I for one wouldn’t want to have to negotiate a pushchair out into the traffic just to be able to pass a car belonging to somebody who obviously thinks his or her own selfish needs, like parking as close as possible to a shop because they can't be bothered to walk a few yards, are far more important than those of anybody else, and if I were in a wheelchair I’d be stuck. There’s no getting them up and down high kerbs and into traffic easily!
Unfortunately, there’s no law saying that motorists can’t park on pavements. Apparently government tried to pass a law back in 1974 but the police and local authorities opposed it as they had no way of enforcing it. Understandable from the police - they’re bogged down with more important things as it is (like pen pushing), and as far as local authorities go, they’d probably have to employ more traffic wardens which would increase council tax and everybody would be up in arms.
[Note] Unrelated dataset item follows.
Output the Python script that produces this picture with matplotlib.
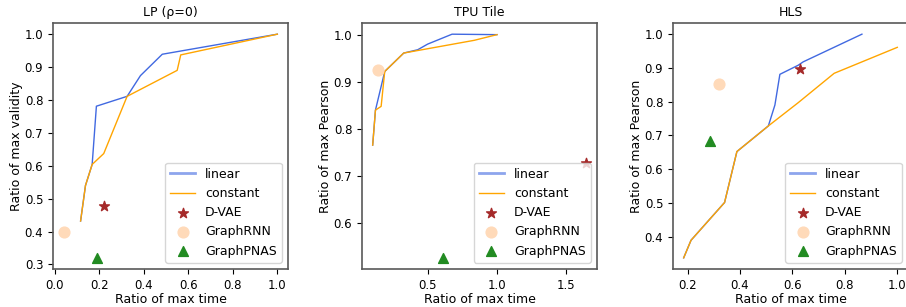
import numpy as np
import matplotlib.pyplot as plt
from matplotlib.ticker import MultipleLocator

# LP (rho=0)
lp_lin_x = [0.116, 0.138, 0.168, 0.187, 0.325, 0.385, 0.483, 1.0]
lp_lin_y = [0.432, 0.540, 0.604, 0.781, 0.811, 0.874, 0.939, 1.0]
lp_con_x = [0.116, 0.138, 0.168, 0.220, 0.325, 0.550, 0.566, 1.0]
lp_con_y = [0.432, 0.540, 0.604, 0.637, 0.811, 0.890, 0.937, 1.0]
lp_dvae = (0.22, 0.479)
lp_rnn = (0.04, 0.399)
lp_pnas = (0.19, 0.32)

# TPU Tile
tpu_lin_x = [0.103, 0.123, 0.190, 0.327, 0.428, 0.50, 0.676, 1.0]
tpu_lin_y = [0.766, 0.840, 0.922, 0.961, 0.968, 0.980, 1.001, 1.0]
tpu_con_x = [0.103, 0.123, 0.164, 0.190, 0.327, 0.836, 1.0]
tpu_con_y = [0.766, 0.840, 0.848, 0.922, 0.961, 0.988, 1.0]
tpu_dvae = (1.645, 0.729)
tpu_rnn = (0.139, 0.926)
tpu_pnas = (0.608, 0.527)

# HLS
hls_lin_x = [0.185, 0.213, 0.341, 0.388, 0.508, 0.533, 0.552, 0.622, 0.641, 0.865]
hls_lin_y = [0.337, 0.389, 0.501, 0.652, 0.728, 0.790, 0.881, 0.908, 0.918, 1.0]
hls_con_x = [0.185, 0.213, 0.341, 0.388, 0.508, 0.622, 0.759, 1.0]
hls_con_y = [0.337, 0.389, 0.501, 0.652, 0.728, 0.797, 0.884, 0.961]
hls_dvae = (0.628, 0.897)
hls_rnn = (0.32, 0.852)
hls_pnas = (0.286, 0.682)

panels = [
    ('LP (ρ=0)', 'Ratio of max validity', lp_lin_x, lp_lin_y, lp_con_x, lp_con_y, lp_dvae, lp_rnn, lp_pnas, 0.2, 0.1),
    ('TPU Tile', 'Ratio of max Pearson', tpu_lin_x, tpu_lin_y, tpu_con_x, tpu_con_y, tpu_dvae, tpu_rnn, tpu_pnas, 0.5, 0.1),
    ('HLS', 'Ratio of max Pearson', hls_lin_x, hls_lin_y, hls_con_x, hls_con_y, hls_dvae, hls_rnn, hls_pnas, 0.2, 0.1),
]

plt.rcParams['font.size'] = 9
plt.rcParams['xtick.labelsize'] = 8.5
plt.rcParams['ytick.labelsize'] = 8.5

W, H = 906, 307
fig = plt.figure(figsize=(W / 100, H / 100), dpi=100)
lefts = [53, 362, 673]

for left, (title, ylabel, lx, ly, cx, cy, dvae, rnn, pnas, xstep, ystep) in zip(lefts, panels):
    ax = fig.add_axes([left / W, (H - 269) / H, 235 / W, 246 / H])
    ax.plot(lx, ly, color='royalblue', lw=1, label='linear')
    ax.plot(cx, cy, color='orange', lw=1, label='constant')
    ax.scatter(*dvae, marker='*', s=55, color='brown', label='D-VAE', zorder=3)
    ax.scatter(*rnn, marker='o', s=60, color='peachpuff', label='GraphRNN', zorder=3)
    ax.scatter(*pnas, marker='^', s=50, color='forestgreen', label='GraphPNAS', zorder=3)
    ax.xaxis.set_major_locator(MultipleLocator(xstep))
    ax.yaxis.set_major_locator(MultipleLocator(ystep))
    ax.set_title(title, fontsize=9, pad=5)
    ax.set_xlabel('Ratio of max time', labelpad=1)
    ax.set_ylabel(ylabel, labelpad=1)
    for s in ax.spines.values():
        s.set_color('0.35')
        s.set_linewidth(1.2)
    leg = ax.legend(loc='lower right')
    leg.get_lines()[0].set_linewidth(2)
    leg.get_lines()[0].set_alpha(0.6)

fig.savefig('out.png', dpi=100)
It ended with government eventually telling each authority, in 1984, to act as they thought best.
But things have changed since the 80s. It isn’t unusual for a family to have two or three cars (when Richard still lived here, we had three - his, mine and LM’s) and without somewhere to park them, most end up on pavements. And let’s face it, if they were to park ‘properly’ along the sides of streets, no other cars would get through.
So what’s the answer? Do as they do in Japan? If you haven’t got somewhere to park, you don’t have a car? Or should local authorities prioritise more parking space? Or would people just ignore those spaces as they do on our estate? Or should we just leave things be and accept that young parents with prams have to push their babies out into traffic and wheelchair users and other disabled people will find it difficult to get around (and it’s difficult enough for them as it is)?